When we are through celebrating this greatest revelation of God, we must apply the lessons of Jesus’ life leading up to the resurrection.  When this celebration winds down, we cannot return to a routine, secular, multiple-choice, man-made reality.  Instead, we must rekindle our Passion for following in Jesus’ footsteps and working toward our own salvation.  There are two important things to remember about our own salvation.  First, we will never earn it.  Second, it will not be forced upon us.

 

We cannot wait for God to force us to repent.  We must do that on our own.  We cannot expect God to change the rules to make our journey easier.  This world is full of easier paths but where do they lead?  Watch as others attempt to avoid following God’s Will.  Some redefine sin or deny its existence.  If a rule is offensive, find a way around it.  If you cannot find a way around it, simply change it.

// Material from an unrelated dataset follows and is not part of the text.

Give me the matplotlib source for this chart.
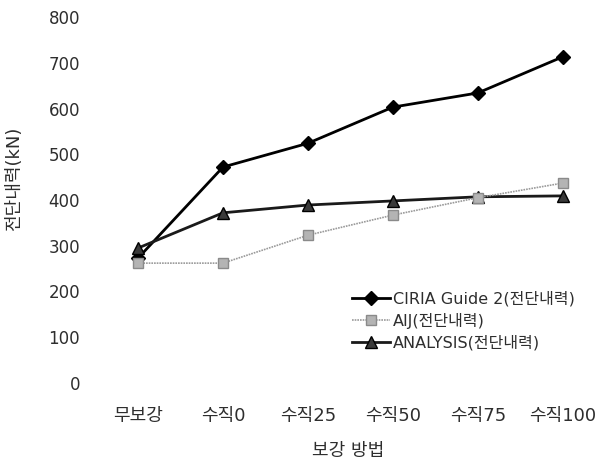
import matplotlib.pyplot as plt

plt.rcParams['font.family'] = ['DejaVu Sans', 'Noto Sans CJK KR']

categories = ["무보강", "수직0", "수직25", "수직50", "수직75", "수직100"]
ciria = [273, 472, 524, 603, 634, 713]
aij = [262, 262, 323, 367, 405, 437]
analysis = [295, 372, 389, 398, 407, 409]
yticks = [0, 100, 200, 300, 400, 500, 600, 700, 800]

TEXT = "#2e2e2e"
W, H = 601, 463

fig = plt.figure(figsize=(W / 100, H / 100), dpi=100)
ax = fig.add_axes([96 / W, 80 / H, 505 / W, 366 / H])

x = range(len(categories))
ax.plot(x, ciria, color="black", lw=2, marker="D", ms=7,
        label="CIRIA Guide 2(전단내력)", zorder=3)
ax.plot(x, aij, color="#9a9a9a", lw=1.2, ls=(0, (1, 0.6)), marker="s", ms=7,
        mfc="#b4b4b4", mec="#8a8a8a", label="AIJ(전단내력)", zorder=4)
ax.plot(x, analysis, color="#1a1a1a", lw=2, marker="^", ms=8,
        mfc="#3a3a3a", mec="black", label="ANALYSIS(전단내력)", zorder=3)

ax.set_xlim(-0.495, 5.45)
ax.set_ylim(0, 800)
ax.set_yticks(yticks)
ax.set_xticks(list(x))
ax.set_xticklabels(categories)
for s in ax.spines.values():
    s.set_visible(False)
ax.tick_params(length=0, labelcolor=TEXT)
ax.tick_params(axis="y", pad=11.5, labelsize=12)
ax.tick_params(axis="x", pad=17.5, labelsize=13)

ax.set_ylabel("전단내력(kN)", fontsize=13, color=TEXT)
ax.yaxis.set_label_coords(-0.145, 0.557)
ax.set_xlabel("보강 방법", fontsize=13, color=TEXT)
ax.xaxis.set_label_coords(0.5, -0.16)

ax.legend(loc="center left", bbox_to_anchor=(352 / W, 1 - 321 / H),
          bbox_transform=fig.transFigure, frameon=False, borderpad=0,
          borderaxespad=0, fontsize=11.5, handlelength=2.4, handletextpad=0.15,
          labelspacing=0.4, labelcolor=TEXT)

fig.savefig("out.png", dpi=100)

On the other side, look at the example Jesus provided.  He did not look for a way to avoid the cross;  he simply followed God’s Will.  Each of His decisions paved our path to everlasting life.

 

Today, we celebrate God’s greatest revelation and his promise of the life to come.  This revelation shows us, “who we are and whose we are.”  It reminds us to look for the Joy of our Risen Lord every day.  We will find him in the Eucharist – in the breaking of the bread.  We will find him in the Holy Scriptures with His Life and Teaching.  With a little extra effort, we will even find him in one another as He dwells in the midst of His Church.  This is the mystery we celebrate today.  Easter is a celebration of an event still happening in our midst.  Take a close look and you will agree.  The Lord is truly risen.  He is risen indeed.

  

 

“Thine, O Lord, is the greatness, and the power, and the glory, and the victory, and the majesty;  for all that is in the heaven and in the earth is thine;  thine is the kingdom, O Lord, and thou are exalted as head above all.”